Open with the line that has "Write a Python"; close with the line that has "from bokeh.resources import INLINE". Retype those lines exactly, images excluded.

== Data to use ==

○ ○ ○ ○ ○

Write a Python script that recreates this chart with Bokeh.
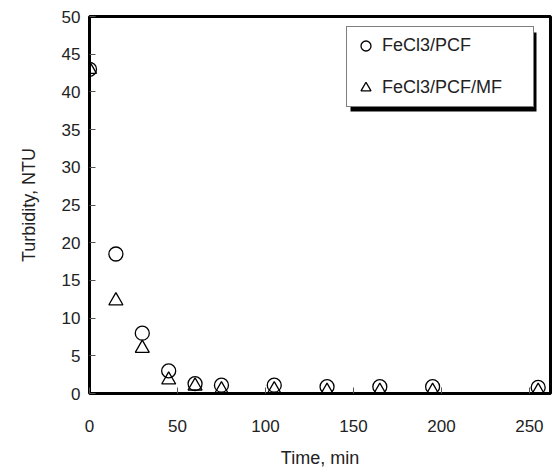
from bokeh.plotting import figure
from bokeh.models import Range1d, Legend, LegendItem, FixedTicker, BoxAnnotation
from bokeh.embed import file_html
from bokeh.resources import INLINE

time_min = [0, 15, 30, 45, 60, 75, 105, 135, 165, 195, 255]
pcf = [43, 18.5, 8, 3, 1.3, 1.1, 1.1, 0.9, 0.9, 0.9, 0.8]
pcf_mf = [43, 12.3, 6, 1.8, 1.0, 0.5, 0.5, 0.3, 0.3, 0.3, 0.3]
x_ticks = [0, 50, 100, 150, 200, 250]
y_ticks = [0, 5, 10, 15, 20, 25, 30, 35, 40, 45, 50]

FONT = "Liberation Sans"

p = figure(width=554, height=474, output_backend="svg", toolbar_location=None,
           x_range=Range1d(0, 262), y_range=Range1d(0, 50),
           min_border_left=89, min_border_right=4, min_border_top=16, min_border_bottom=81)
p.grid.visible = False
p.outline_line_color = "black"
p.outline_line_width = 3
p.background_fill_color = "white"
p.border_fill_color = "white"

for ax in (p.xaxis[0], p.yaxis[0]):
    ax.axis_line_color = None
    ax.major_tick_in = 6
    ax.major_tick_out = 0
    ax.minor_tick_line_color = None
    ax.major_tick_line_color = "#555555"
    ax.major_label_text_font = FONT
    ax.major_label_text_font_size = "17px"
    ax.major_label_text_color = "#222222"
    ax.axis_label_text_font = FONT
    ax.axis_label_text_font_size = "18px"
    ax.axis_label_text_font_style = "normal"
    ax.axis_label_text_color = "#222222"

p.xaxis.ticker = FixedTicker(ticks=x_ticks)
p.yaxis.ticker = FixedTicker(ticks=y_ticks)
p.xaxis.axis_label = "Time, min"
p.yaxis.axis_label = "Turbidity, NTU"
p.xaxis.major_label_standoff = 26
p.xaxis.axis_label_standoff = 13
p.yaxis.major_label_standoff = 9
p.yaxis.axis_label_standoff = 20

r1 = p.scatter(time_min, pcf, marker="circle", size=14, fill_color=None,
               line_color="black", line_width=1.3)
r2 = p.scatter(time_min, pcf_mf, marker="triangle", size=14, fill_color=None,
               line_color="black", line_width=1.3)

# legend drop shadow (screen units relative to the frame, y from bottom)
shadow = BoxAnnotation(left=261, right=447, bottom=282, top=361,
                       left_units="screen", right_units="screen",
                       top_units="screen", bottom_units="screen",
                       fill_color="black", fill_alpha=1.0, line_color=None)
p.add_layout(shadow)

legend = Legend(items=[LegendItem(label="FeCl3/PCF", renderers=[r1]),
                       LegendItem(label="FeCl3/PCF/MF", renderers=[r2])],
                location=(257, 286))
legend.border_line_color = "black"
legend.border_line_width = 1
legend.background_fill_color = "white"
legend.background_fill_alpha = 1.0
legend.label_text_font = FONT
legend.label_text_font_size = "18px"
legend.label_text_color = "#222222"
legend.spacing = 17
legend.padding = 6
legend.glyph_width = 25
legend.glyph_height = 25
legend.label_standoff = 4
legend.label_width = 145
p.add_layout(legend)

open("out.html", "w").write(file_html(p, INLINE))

○ ○ ○ ○ ○

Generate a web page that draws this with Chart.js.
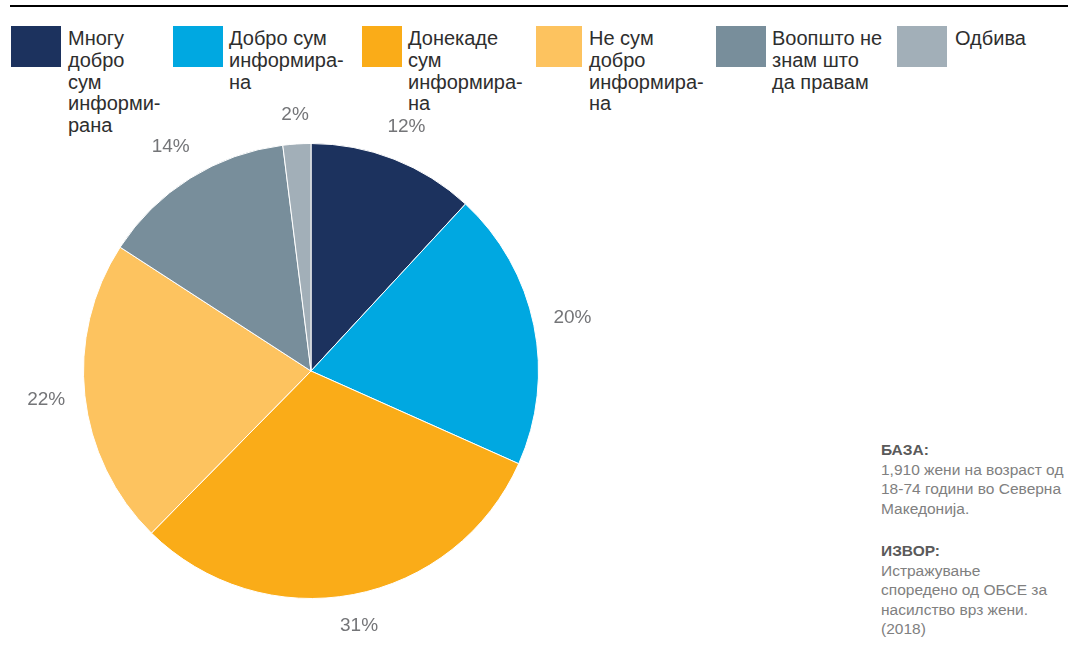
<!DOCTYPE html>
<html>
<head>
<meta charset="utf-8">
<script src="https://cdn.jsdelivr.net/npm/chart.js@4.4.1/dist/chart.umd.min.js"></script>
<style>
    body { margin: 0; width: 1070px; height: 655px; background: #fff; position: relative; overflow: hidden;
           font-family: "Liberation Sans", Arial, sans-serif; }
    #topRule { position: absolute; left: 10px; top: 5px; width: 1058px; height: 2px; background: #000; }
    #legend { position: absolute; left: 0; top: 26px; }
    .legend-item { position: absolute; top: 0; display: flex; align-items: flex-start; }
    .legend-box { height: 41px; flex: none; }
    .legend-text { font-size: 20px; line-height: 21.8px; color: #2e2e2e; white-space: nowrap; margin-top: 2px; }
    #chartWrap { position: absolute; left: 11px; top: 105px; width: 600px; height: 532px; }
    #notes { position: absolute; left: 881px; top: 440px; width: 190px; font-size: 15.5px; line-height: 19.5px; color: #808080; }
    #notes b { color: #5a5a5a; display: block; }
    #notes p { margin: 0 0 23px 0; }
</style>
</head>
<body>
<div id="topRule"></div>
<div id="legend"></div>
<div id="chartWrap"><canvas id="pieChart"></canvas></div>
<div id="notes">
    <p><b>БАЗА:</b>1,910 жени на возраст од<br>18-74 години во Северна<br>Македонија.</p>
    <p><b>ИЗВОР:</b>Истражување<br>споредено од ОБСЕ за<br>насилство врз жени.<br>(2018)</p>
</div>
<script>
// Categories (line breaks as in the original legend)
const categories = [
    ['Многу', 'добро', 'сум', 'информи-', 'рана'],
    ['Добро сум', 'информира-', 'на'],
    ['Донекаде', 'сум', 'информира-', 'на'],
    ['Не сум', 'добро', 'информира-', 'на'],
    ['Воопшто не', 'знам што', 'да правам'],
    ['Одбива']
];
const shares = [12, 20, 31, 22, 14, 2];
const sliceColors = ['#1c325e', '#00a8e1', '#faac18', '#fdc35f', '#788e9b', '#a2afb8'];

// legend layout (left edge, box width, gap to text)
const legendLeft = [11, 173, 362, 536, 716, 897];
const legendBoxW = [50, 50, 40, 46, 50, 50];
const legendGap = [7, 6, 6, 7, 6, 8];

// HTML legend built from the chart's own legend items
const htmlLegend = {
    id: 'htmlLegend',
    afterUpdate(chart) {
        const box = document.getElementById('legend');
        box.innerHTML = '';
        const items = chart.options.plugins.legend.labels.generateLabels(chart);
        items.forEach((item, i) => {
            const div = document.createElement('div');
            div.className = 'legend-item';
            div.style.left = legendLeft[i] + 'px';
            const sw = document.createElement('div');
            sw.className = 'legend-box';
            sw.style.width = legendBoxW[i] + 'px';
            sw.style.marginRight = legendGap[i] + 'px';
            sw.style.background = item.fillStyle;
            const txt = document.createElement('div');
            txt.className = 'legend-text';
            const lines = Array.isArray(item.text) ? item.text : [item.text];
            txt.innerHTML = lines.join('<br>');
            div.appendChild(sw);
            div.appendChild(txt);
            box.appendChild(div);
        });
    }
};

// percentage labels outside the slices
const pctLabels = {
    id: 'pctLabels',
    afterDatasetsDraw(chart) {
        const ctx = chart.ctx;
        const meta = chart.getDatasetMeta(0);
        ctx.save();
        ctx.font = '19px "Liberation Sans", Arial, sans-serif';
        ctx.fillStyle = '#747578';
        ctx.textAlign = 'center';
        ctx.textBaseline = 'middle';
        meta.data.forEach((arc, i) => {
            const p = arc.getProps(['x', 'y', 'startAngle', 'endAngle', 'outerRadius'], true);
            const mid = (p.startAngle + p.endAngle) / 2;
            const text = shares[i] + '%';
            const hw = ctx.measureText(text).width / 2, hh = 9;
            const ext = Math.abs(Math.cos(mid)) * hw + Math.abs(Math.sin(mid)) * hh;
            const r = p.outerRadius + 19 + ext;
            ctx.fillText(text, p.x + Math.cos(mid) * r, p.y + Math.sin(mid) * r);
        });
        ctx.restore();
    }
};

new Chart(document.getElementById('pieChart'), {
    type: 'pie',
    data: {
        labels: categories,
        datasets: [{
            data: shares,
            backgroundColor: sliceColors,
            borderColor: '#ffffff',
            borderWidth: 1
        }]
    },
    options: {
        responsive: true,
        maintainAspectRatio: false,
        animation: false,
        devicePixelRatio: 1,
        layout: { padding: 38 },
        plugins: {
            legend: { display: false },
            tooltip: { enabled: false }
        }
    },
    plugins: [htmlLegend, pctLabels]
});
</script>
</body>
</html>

○ ○ ○ ○ ○

== Task response ==
Write a Python script that recreates this chart with Bokeh.
from bokeh.plotting import figure
from bokeh.models import Range1d, Legend, LegendItem, FixedTicker, BoxAnnotation
from bokeh.embed import file_html
from bokeh.resources import INLINE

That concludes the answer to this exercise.